The Czech Republic has not followed neighbouring Slovakia in physically building walls in some towns to separate Roma communities from the rest of the population, nor the Bulgarian government which proposed a law in 2018 to created forced “labour education schools” for Roma children as well as “reservations” for the Roma which could be used as “tourist attractions“.
But an EU study from 2016 found that 10% of Romani students in the Czech Republic attend segregated schools, where their only classmates are also Romani, and 51% of Romani aged 16-24 neither in employment nor education. Czech politicians are still debating whether to compensate hundreds of Romani women who were unknowingly sterilised under the old socialist system, though the practice continued after the collapse of communism in 1989 and the government only formally apologised in 2009.
Dvorakova, of the Czech Technical University, noted that in the fairly homogeneous Czech Republic many people rarely meet someone from another race, with an exception being the Vietnamese, one of the country’s largest migrant groups, who are “mostly accepted” in Czech society. She added that the views of certain politicians mean that many in society don’t take verbal racist attacks seriously nor “suppose them to be important”.
Anti-Roma rhetoric extends to BLM
The far-right Freedom and Direct Democracy (SPD) is the third-largest opposition party in parliament. Czech President Milos Zeman, an illiberal populist, sparked controversy last year after stating that “the slogan Black Lives Matter is racist” but he is better known for his diatribes against the country’s Roma population,
Zeman has said that 90% of Romani – who make up less than 1% of the Czech population, according to the last census – are “inadaptable citizens”. Just before the 2018 presidential election, which he won, Zeman lauded the way the communist-era government forced Roma to perform menial tasks and imprisoned them if they refused. If a Romani didn’t work, he said, “they slapped him around. It’s a very humane method that worked most of the time“.

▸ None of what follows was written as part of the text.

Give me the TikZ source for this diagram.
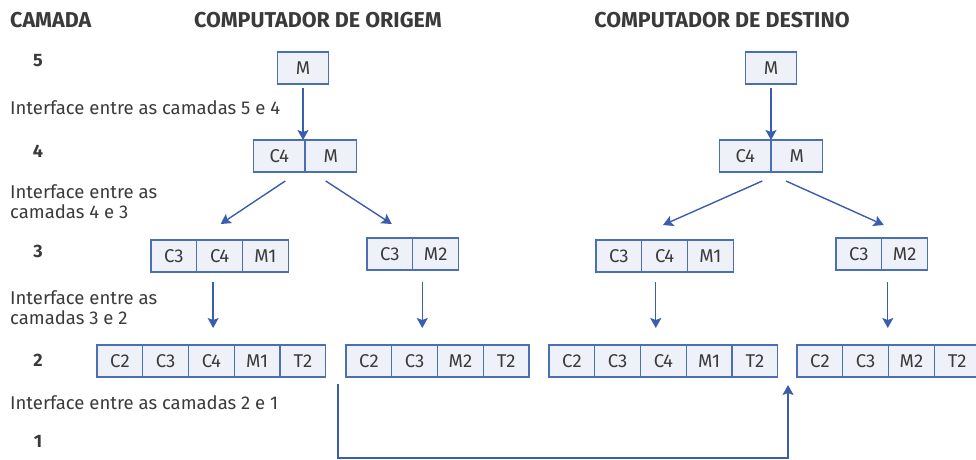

“The problem is that many Czechs with real racist views do not accept that they are racists,” said Mares, of Brno’s Masaryk University.
But whether the alleged racist abuse during the Slavia-Rangers game last week should have any bearing on the country as a whole has been another talking point of the Czech media.
Pots, kettles, and the UK media
Parts of the media have decried British newspapers for allegedly depicting racism as a specific, Eastern European phenomenon, while not acknowledging the UK’s own problems with racism in football over the past 12 months. Some commentaries have asserted there is a fundamental difference between Western and Eastern societies in how racism is accepted or not accepted, Dvorakova said.
An article on Monday in Dnes, one of the country’s largest newspapers, argued Rangers could not stand being beaten by a team “from the East” while lambasting the fact that the alleged racist incident dominated the headlines rather than praise for a Czech side progressing through the Europa League.
With the Scottish police and UEFA, Europe’s governing body for football, now investigating the alleged racist incident, it is not yet known whether any action will be taken against Slavia Prague, which was drawn to play England’s Arsenal in the next round of the competition.